● PROBLEM TO WORK ON
Repeat exactly the lines of the listing below, please, starting with the first and ending with the line containing "(0,0) rectangle (970,539);"; leave out the rest.

Stored dataset items
= = = = =

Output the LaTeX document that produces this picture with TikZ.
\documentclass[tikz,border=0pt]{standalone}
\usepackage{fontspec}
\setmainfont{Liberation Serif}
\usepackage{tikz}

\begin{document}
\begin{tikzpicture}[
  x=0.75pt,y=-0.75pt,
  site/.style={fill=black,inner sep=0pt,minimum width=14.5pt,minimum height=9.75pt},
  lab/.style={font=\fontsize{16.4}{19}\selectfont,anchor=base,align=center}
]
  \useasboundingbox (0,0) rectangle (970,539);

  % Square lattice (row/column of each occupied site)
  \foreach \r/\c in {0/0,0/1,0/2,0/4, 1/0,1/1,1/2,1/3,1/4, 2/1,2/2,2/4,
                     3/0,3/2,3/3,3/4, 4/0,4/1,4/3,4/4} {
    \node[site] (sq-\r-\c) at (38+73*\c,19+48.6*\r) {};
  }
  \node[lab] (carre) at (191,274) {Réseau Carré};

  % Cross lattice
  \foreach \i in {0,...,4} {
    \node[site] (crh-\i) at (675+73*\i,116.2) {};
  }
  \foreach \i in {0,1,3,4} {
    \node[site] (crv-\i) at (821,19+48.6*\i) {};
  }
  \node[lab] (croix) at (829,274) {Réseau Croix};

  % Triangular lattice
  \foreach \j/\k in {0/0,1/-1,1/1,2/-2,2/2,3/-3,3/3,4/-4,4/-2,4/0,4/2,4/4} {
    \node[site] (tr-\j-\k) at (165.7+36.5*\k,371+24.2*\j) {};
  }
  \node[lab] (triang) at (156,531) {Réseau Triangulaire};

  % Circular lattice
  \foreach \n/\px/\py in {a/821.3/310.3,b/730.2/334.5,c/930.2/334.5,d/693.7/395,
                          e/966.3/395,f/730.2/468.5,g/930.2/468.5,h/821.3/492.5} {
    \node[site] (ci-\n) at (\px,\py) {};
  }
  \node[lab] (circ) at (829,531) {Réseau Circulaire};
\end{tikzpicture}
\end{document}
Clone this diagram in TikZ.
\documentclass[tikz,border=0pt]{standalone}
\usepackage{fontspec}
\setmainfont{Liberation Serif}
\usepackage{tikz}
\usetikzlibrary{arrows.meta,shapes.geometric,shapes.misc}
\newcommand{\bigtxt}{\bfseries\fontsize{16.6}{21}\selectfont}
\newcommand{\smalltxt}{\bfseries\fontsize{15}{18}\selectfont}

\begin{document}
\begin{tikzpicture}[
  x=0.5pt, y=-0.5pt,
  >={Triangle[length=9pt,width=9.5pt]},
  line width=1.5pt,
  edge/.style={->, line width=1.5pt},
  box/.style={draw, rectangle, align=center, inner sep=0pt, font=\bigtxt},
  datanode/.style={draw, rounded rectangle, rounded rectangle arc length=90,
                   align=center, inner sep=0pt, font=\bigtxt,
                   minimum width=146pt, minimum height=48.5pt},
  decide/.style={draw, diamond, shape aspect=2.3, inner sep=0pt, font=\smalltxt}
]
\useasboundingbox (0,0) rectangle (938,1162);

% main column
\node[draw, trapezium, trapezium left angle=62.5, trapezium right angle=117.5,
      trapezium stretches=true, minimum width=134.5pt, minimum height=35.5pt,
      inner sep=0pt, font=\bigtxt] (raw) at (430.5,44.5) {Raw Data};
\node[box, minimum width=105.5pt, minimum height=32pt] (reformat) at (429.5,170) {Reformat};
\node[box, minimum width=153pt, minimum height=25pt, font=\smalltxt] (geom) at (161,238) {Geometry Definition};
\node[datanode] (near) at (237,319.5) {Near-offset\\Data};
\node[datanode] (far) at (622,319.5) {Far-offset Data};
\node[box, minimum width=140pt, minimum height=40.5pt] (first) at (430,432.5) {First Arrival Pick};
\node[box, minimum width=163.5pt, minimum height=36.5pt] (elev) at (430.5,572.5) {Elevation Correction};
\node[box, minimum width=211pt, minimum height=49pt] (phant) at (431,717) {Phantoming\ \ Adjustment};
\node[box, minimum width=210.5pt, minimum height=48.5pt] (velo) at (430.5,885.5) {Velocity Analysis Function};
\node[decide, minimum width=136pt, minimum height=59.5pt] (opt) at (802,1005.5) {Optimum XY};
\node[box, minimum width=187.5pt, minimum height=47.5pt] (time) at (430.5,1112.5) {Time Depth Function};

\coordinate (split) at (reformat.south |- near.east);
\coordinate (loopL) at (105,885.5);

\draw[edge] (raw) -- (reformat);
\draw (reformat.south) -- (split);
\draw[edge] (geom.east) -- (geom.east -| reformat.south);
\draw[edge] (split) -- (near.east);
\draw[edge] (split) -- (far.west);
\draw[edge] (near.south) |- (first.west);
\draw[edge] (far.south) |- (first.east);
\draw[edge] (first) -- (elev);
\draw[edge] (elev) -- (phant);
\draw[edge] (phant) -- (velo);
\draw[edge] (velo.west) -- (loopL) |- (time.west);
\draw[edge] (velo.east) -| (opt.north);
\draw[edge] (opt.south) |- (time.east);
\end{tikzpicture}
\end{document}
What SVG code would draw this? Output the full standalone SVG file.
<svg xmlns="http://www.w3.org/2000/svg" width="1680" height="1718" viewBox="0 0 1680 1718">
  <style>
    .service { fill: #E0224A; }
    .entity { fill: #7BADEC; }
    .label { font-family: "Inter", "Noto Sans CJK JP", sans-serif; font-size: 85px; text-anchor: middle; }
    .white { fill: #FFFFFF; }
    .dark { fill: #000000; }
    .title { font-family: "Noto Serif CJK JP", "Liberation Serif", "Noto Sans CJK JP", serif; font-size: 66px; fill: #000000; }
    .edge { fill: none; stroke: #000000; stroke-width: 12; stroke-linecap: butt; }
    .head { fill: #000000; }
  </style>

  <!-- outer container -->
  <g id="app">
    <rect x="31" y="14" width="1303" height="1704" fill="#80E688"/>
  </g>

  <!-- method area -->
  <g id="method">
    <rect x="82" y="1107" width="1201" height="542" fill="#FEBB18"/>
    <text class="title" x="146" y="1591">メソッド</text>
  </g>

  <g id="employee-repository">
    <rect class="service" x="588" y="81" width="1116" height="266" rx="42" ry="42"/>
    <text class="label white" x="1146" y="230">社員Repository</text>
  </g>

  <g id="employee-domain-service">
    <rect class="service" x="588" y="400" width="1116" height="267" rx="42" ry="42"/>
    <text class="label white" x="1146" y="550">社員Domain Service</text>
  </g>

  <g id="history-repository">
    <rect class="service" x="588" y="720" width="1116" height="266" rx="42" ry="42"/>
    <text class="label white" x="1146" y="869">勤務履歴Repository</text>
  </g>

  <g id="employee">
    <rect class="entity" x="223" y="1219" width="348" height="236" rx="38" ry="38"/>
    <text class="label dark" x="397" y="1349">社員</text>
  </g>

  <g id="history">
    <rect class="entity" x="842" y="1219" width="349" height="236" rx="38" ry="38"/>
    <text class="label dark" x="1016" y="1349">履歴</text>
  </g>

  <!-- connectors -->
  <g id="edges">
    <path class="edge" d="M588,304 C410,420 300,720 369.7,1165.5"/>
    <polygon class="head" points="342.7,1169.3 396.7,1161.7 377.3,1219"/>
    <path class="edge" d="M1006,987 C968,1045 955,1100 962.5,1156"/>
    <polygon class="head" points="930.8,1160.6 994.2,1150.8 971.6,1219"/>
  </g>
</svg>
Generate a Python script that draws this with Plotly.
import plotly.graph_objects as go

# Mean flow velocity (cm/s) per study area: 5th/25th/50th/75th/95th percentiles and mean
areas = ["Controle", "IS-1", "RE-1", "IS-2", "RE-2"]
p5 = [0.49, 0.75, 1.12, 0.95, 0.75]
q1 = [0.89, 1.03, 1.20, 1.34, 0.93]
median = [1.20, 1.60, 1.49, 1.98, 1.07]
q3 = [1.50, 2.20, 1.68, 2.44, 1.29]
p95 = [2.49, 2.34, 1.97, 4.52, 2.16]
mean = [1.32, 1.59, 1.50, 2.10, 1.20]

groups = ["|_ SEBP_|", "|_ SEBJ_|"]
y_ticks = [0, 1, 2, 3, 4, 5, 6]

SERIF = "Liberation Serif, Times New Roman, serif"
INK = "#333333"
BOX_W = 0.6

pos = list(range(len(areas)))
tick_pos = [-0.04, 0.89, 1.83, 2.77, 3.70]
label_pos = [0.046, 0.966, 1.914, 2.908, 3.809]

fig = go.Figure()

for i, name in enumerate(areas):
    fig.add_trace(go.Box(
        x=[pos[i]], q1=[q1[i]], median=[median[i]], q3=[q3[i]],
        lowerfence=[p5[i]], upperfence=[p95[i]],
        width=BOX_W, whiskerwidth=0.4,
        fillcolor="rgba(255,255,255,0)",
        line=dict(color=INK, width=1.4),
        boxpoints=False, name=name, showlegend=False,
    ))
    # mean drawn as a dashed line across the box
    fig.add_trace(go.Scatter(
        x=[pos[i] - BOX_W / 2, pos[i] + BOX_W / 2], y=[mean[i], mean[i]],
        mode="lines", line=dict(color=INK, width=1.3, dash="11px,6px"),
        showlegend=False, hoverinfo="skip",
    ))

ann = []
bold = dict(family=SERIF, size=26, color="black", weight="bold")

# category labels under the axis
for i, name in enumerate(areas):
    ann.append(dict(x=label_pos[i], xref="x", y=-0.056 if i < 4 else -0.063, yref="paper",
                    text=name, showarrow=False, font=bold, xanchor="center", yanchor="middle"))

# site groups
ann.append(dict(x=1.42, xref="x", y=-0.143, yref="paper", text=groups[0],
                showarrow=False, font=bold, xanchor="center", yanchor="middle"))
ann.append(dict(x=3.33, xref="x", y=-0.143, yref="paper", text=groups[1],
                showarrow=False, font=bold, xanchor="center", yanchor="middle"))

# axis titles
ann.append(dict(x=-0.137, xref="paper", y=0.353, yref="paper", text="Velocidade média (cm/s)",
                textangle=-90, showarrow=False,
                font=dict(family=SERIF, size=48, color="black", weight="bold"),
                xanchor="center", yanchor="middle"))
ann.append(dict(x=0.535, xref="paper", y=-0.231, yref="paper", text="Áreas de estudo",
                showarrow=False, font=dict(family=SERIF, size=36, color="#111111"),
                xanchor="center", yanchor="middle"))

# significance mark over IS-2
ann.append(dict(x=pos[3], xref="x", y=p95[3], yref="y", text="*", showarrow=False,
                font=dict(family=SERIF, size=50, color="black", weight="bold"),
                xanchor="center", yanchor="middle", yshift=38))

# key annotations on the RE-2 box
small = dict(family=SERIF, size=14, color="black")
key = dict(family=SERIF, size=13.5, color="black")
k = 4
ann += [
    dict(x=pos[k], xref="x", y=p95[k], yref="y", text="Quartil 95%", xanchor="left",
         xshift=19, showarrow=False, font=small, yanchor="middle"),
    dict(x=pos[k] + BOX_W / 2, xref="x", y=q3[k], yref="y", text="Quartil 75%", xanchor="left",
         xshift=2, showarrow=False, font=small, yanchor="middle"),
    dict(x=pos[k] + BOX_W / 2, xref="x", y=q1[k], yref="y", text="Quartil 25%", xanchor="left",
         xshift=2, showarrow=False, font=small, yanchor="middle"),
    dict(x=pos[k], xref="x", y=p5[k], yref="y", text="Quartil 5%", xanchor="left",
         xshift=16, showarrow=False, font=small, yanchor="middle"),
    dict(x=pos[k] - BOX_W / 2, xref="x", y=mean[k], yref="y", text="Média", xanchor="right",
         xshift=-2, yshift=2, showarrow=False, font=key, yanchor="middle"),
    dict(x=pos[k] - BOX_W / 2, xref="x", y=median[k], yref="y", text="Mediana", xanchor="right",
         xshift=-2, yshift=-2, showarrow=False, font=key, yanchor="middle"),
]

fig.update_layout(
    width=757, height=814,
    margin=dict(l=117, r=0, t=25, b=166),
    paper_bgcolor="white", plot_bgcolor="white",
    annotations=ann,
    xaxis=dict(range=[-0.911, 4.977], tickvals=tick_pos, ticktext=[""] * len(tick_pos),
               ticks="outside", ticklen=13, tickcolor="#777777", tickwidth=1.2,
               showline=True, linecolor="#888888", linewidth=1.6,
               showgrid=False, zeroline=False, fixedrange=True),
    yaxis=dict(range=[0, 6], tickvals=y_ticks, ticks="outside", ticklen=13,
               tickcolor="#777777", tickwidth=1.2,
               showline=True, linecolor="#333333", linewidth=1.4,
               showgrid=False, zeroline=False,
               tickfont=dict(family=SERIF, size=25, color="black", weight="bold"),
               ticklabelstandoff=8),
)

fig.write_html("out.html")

= = = = =

● REPLY TO THE TASK
Output the LaTeX document that produces this picture with TikZ.
\documentclass[tikz,border=0pt]{standalone}
\usepackage{fontspec}
\setmainfont{Liberation Serif}
\usepackage{tikz}

\begin{document}
\begin{tikzpicture}[
  x=0.75pt,y=-0.75pt,
  site/.style={fill=black,inner sep=0pt,minimum width=14.5pt,minimum height=9.75pt},
  lab/.style={font=\fontsize{16.4}{19}\selectfont,anchor=base,align=center}
]
  \useasboundingbox (0,0) rectangle (970,539);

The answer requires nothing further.